Finn criticised the fact that the union had organised a mass advertising campaign calling for teachers to vote “yes” to the agreement, including with leaflets outside the delegate meeting venue. “We are paying members. Membership is not cheap in this organisation. I don’t need to be persuaded. I can read and I can debate that myself. I was really annoyed; the union flyer must have cost thousands of dollars.” He added: “I said on the way here—no way are they going to actually have people handing out leaflets.”

Finn added: “Our school is highly unionised—94 percent union members—and a lot of older members are saying, why am I paying? Our branch voted unanimously ‘no’ against the agreement.”

“I have concerns about what is happening in education—over the public versus private,” he said. “If you make education a commodity and your parents and students as stakeholders, then you are going to start to put Thornbury High up against Northcote Secondary. We’ll start to say ‘We have this music program, come to us and not them.’ In essence, the public-school system’s meant to suit the public around its community, whatever that might be. It’s not supposed to be advertising to get more numbers. Unfortunately, when you’ve got public versus private, and money is driving everything, they’re going to promote ‘go here, don’t go here.’

“If you don’t have the money, public education can’t continue. If you continue to sell education, that’s a huge problem of ours. I’m quite fearful of that.”

Finn commented that prior to the delegates’ meeting he was not aware that teachers were being forced to vote on a “package of improvement” side-agreement, of which the overwhelming majority of teachers have no knowledge. The issue was raised in the Abbotsford meeting by SEP members, who explained that the side-deal referred to recommendations in the Bracks review, which calls not only for teachers’ pay increases to be tied to performance, but for accelerated school amalgamations and other attacks on working conditions. (See: “The Victorian teachers agreement and ‘performance pay’—What the Australian Education Union is suppressing”)

“That’s certainly something that I will check out,” Finn said. “I’ve been teaching for eight years now, so NAPLAN [a standardised testing system established by the former Labor government in 2009] had just come in, and I was just hanging on to get a job, doing as much as I could getting a job. Reflecting upon it now, there does seem to be a huge push in regards to data, and linking that. Obviously, a school like ours, which is completely diverse—you could have class 7C and 7E, [where] the data is going to be completely different. Irrespective of what your teaching abilities are, it’s not going to truly reflect, and it can’t reflect, the real situation. 7C could have 8 children with disabilities, 7E won’t. This happens across the board.”

“If that is the agenda, I would be very fearful of continuing,” he concluded. “The person appeasing the principal will get the best class. It opens the floodgates for all that workplace bullying, for that person to be removed, where they say, let’s give them 7E next year, and we’ll be able to move that agenda. For me, it’s quite fearful. I’m sure that happens at all schools, across the board.”

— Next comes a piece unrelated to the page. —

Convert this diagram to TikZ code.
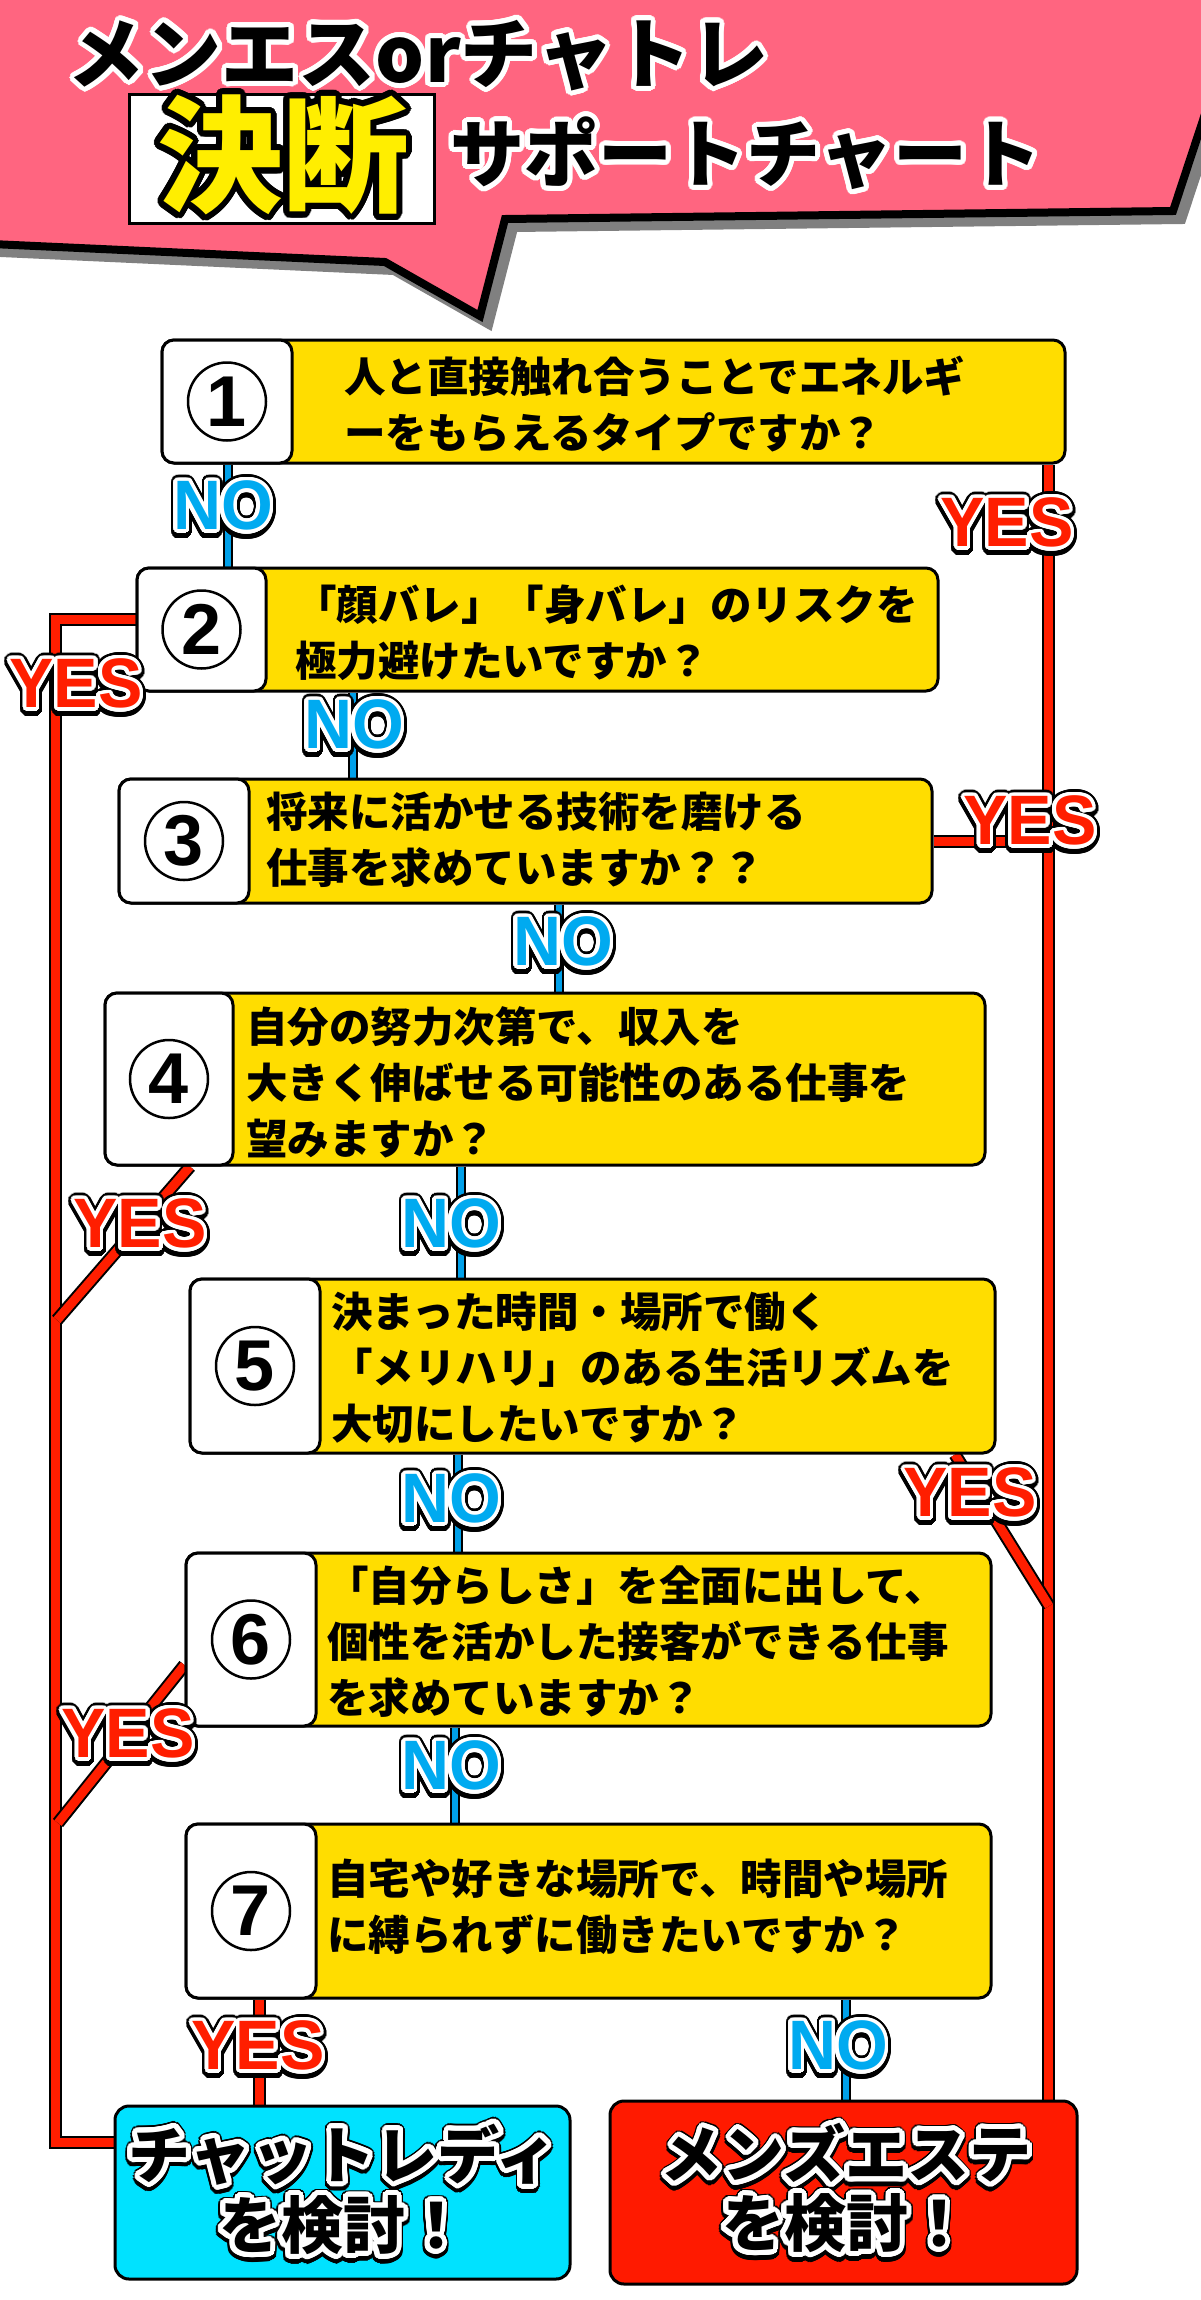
\documentclass[tikz,border=0pt]{standalone}
\usepackage{fontspec}
\usepackage[copies]{contour}
\newfontfamily\jp{Noto Sans CJK JP}
\newfontfamily\lab{Liberation Sans}[FakeStretch=0.95]
\newfontfamily\dig{Liberation Sans}
\definecolor{pinkbg}{RGB}{255,101,128}
\definecolor{qyellow}{RGB}{255,221,0}
\definecolor{noblue}{RGB}{0,170,240}
\definecolor{lineblue}{RGB}{0,160,233}
\definecolor{yesred}{RGB}{255,30,0}
\definecolor{chatcyan}{RGB}{0,226,255}
\definecolor{mensred}{RGB}{255,26,0}
\definecolor{titleyellow}{RGB}{255,238,0}
\definecolor{shadowgray}{RGB}{128,128,128}
\contournumber{32}
\newcommand\outl[4]{%
  \leavevmode
  \rlap{\raisebox{-3pt}{\contourlength{#3}\contour{black}{#4}}}%
  \rlap{\contourlength{#3}\contour{black}{#4}}%
  \contourlength{#2}\textcolor{#1}{\contour{white}{#4}}}
\pgfdeclarelayer{bg}
\pgfdeclarelayer{conn}
\pgfsetlayers{bg,conn,main}
\begin{document}
\begin{tikzpicture}[x=1pt,y=-1pt,
  qbox/.style={rectangle, draw=black, line width=3pt, fill=qyellow, rounded corners=12pt, inner sep=0pt},
  wpart/.style={rectangle, draw=black, line width=3pt, fill=white, rounded corners=12pt, inner sep=0pt, anchor=west},
  numc/.style={circle, draw=black, line width=2.5pt, fill=white, minimum size=78pt, inner sep=0pt, font=\dig\bfseries\fontsize{72}{72}\selectfont},
  qtext/.style={anchor=west, align=left, inner sep=0pt, font=\jp\bfseries\fontsize{41.5}{56}\selectfont},
  noline/.style={line width=1.75pt, draw=black, double=lineblue, double distance=6.5pt},
  yesline/.style={line width=2pt, draw=black, double=yesred, double distance=9pt},
  lbl/.style={inner sep=0pt, font=\lab\bfseries\fontsize{70}{70}\selectfont},
  fbox/.style={rectangle, draw=black, line width=3pt, rounded corners=14pt, inner sep=0pt},
  ftext/.style={inner sep=0pt, align=center, font=\jp\bfseries\fontsize{62}{69}\selectfont},
]
\begin{pgfonlayer}{bg}
\fill[white] (0,0) rectangle (1200,2300);
\end{pgfonlayer}
\useasboundingbox (0,0) rectangle (1200,2300);

% ---------- banner ----------
\filldraw[shadowgray, line width=8pt, line join=miter, shift={(9,9)}]
  (-30,-30) -- (1250,-30) -- (1240,8) -- (1173,211) -- (505,219) -- (480,316) -- (385,262) -- (-30,243) -- cycle;
\filldraw[fill=pinkbg, draw=black, line width=8pt, line join=miter]
  (-30,-30) -- (1250,-30) -- (1240,8) -- (1173,211) -- (505,219) -- (480,316) -- (385,262) -- (-30,243) -- cycle;
\node[inner sep=0pt, font=\jp\bfseries\fontsize{77}{77}\selectfont] (title1) at (418,58)
  {\contourlength{5pt}\textcolor{black}{\contour{white}{メンエスorチャトレ}}};
\node[rectangle, draw=black, line width=3pt, fill=white, minimum width=305pt, minimum height=129pt, inner sep=0pt] (kbox) at (281.5,159) {};
\node[inner sep=0pt, font=\jp\bfseries\fontsize{126}{126}\selectfont] (kettei) at (283,158)
  {\contourlength{6pt}\textcolor{titleyellow}{\contour{black}{決断}}};
\node[inner sep=0pt, font=\jp\bfseries\fontsize{74}{74}\selectfont] (title2) at (746,156)
  {\contourlength{5pt}\textcolor{black}{\contour{white}{サポートチャート}}};

% ---------- question boxes ----------
\node[qbox, minimum width=903pt, minimum height=123pt] (b1) at (613.5,401.5) {};
\node[wpart, minimum width=130pt, minimum height=123pt] (w1) at (b1.west) {};
\node[numc] (c1) at (w1) {1};
\node[qtext] (t1) at (344,404) {人と直接触れ合うことでエネルギ\\ーをもらえるタイプですか？};

\node[qbox, minimum width=801pt, minimum height=123pt] (b2) at (537.5,629.5) {};
\node[wpart, minimum width=129pt, minimum height=123pt] (w2) at (b2.west) {};
\node[numc] (c2) at (w2) {2};
\node[qtext] (t2) at (295,633) {「顔バレ」「身バレ」のリスクを\\極力避けたいですか？};

\node[qbox, minimum width=813pt, minimum height=124pt] (b3) at (525.5,841) {};
\node[wpart, minimum width=130pt, minimum height=124pt] (w3) at (b3.west) {};
\node[numc] (c3) at (w3) {3};
\node[qtext] (t3) at (266,840) {将来に活かせる技術を磨ける\\仕事を求めていますか？？};

\node[qbox, minimum width=880pt, minimum height=172pt] (b4) at (545,1079) {};
\node[wpart, minimum width=128pt, minimum height=172pt] (w4) at (b4.west) {};
\node[numc] (c4) at (w4) {4};
\node[qtext] (t4) at (246,1082) {自分の努力次第で、収入を\\大きく伸ばせる可能性のある仕事を\\望みますか？};

\node[qbox, minimum width=805pt, minimum height=174pt] (b5) at (592.5,1366) {};
\node[wpart, minimum width=130pt, minimum height=174pt] (w5) at (b5.west) {};
\node[numc] (c5) at (w5) {5};
\node[qtext] (t5) at (331,1368) {決まった時間・場所で働く\\「メリハリ」のある生活リズムを\\大切にしたいですか？};

\node[qbox, minimum width=805pt, minimum height=173pt] (b6) at (588.5,1639.5) {};
\node[wpart, minimum width=130pt, minimum height=173pt] (w6) at (b6.west) {};
\node[numc] (c6) at (w6) {6};
\node[qtext] (t6) at (327,1642) {「自分らしさ」を全面に出して、\\個性を活かした接客ができる仕事\\を求めていますか？};

\node[qbox, minimum width=805pt, minimum height=174pt] (b7) at (588.5,1911) {};
\node[wpart, minimum width=130pt, minimum height=174pt] (w7) at (b7.west) {};
\node[numc] (c7) at (w7) {7};
\node[qtext] (t7) at (327,1907) {自宅や好きな場所で、時間や場所\\に縛られずに働きたいですか？};

% ---------- result boxes ----------
\node[fbox, fill=chatcyan, minimum width=455pt, minimum height=173pt] (chat) at (342.5,2192.5) {};
\node[ftext] (chatt) at (343,2194) {\outl{black}{5pt}{6.5pt}{チャットレディ}\\\outl{black}{5pt}{6.5pt}{を検討！}};
\node[fbox, fill=mensred, minimum width=467pt, minimum height=183pt] (mens) at (843.5,2192.5) {};
\node[ftext] (menst) at (846,2193) {\outl{black}{5pt}{6.5pt}{メンズエステ}\\\outl{black}{5pt}{6.5pt}{を検討！}};

% ---------- helper coordinates ----------
\coordinate (x228) at (228,0);
\coordinate (x353) at (353,0);
\coordinate (x559) at (559,0);
\coordinate (x461) at (461,0);
\coordinate (x458) at (458,0);
\coordinate (x455) at (455,0);
\coordinate (x846) at (846,0);
\coordinate (x1048) at (1048,0);
\coordinate (x259) at (259,0);
\coordinate (x190) at (190,0);
\coordinate (x955) at (955,0);
\coordinate (y1665) at (0,1665);
\coordinate (yes2a) at (55,619);
\coordinate (yes2b) at (55,2142);
\coordinate (yes4e) at (57,1320);
\coordinate (yes5e) at (1049,1606);
\coordinate (yes6e) at (58,1823);

% ---------- connectors ----------
\begin{pgfonlayer}{conn}
\draw[yesline] (b1.south -| x1048) -- (mens.north -| x1048);
\draw[yesline] (yes2a -| b2.west) -- (yes2a) -- (yes2b) -- (yes2b -| chat.west);
\draw[yesline] (b3.east) -- (b3.east -| x1048);
\draw[yesline] (b4.south -| x190) -- (yes4e);
\draw[yesline] (b5.south -| x955) -- (yes5e);
\draw[yesline] (b6.west |- y1665) -- (yes6e);
\draw[yesline] (b7.south -| x259) -- (chat.north -| x259);
\draw[noline] (b1.south -| x228) -- (b2.north -| x228);
\draw[noline] (b2.south -| x353) -- (b3.north -| x353);
\draw[noline] (b3.south -| x559) -- (b4.north -| x559);
\draw[noline] (b4.south -| x461) -- (b5.north -| x461);
\draw[noline] (b5.south -| x458) -- (b6.north -| x458);
\draw[noline] (b6.south -| x455) -- (b7.north -| x455);
\draw[noline] (b7.south -| x846) -- (mens.north -| x846);
\end{pgfonlayer}

% ---------- labels ----------
\node[lbl] (lno1) at (223,510) {\outl{noblue}{3.5pt}{6pt}{NO}};
\node[lbl] (lyes1) at (1007,527) {\outl{yesred}{3.5pt}{6pt}{YES}};
\node[lbl] (lyes2) at (76,688) {\outl{yesred}{3.5pt}{6pt}{YES}};
\node[lbl] (lno2) at (354,729) {\outl{noblue}{3.5pt}{6pt}{NO}};
\node[lbl] (lyes3) at (1030,825) {\outl{yesred}{3.5pt}{6pt}{YES}};
\node[lbl] (lno3) at (563,946) {\outl{noblue}{3.5pt}{6pt}{NO}};
\node[lbl] (lyes4) at (140,1228) {\outl{yesred}{3.5pt}{6pt}{YES}};
\node[lbl] (lno4) at (451,1228) {\outl{noblue}{3.5pt}{6pt}{NO}};
\node[lbl] (lyes5) at (970,1497) {\outl{yesred}{3.5pt}{6pt}{YES}};
\node[lbl] (lno5) at (451,1503) {\outl{noblue}{3.5pt}{6pt}{NO}};
\node[lbl] (lyes6) at (128,1738) {\outl{yesred}{3.5pt}{6pt}{YES}};
\node[lbl] (lno6) at (451,1770) {\outl{noblue}{3.5pt}{6pt}{NO}};
\node[lbl] (lyes7) at (258,2050) {\outl{yesred}{3.5pt}{6pt}{YES}};
\node[lbl] (lno7) at (838,2050) {\outl{noblue}{3.5pt}{6pt}{NO}};
\end{tikzpicture}
\end{document}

Peter, a teacher at an inner-suburban school, attended the same delegates meeting. “There hasn’t been any honesty about where their [the AEU’s] ideas have come from,” he said. “I think we should be wary, particularly given the direction of the US and Britain.” Peter raised his concern that, while not acknowledging it, the agreement was supporting precisely that direction.

“The ratification meeting occurred one day prior to the state budget,” he commented. “I haven’t seen anything in the budget about a large sum of $300 million, which is what the union said would cover the CRT [casual relief teachers] costs [for an additional four Professional Practice days per year]. Either the government is being silent about this or the union is being disingenuous. Schools will be given a lump sum. This will mean that schools, in order to have more funds, will be keen for teachers to have those professional development days when they have a smaller amount of classes, meaning that less coverage is required. Teachers won’t have choice over this.”

Jane, a teacher at another inner-suburban school in Melbourne, spoke to WSWS reporters on her way into the meeting. “I don’t think the union has given us expressly what’s contained within this agreement,” she said. “In terms of our workload, apart from getting a day off a term, that’s the only concrete thing that I can see we’re getting.”

Rebecca, referrred to the so-called ‘30 plus 8’ rule in the agreement: “What they’re doing is putting the onus on teachers to change the culture in the workplaces. They’re coming up with this ‘30 plus 8’ rule, where you do 30 hours of face-to-face teaching and eight hours of admin, and when you get to the end of your eight hours, no matter what more work you’ve got to do, you are supposed to stop and say to your principal, ‘I’m finished now, I’ve done my 8 hours.’ It’s just ludicrous. There’s nothing in the agreement apart from the one day a term that’s of any benefit.”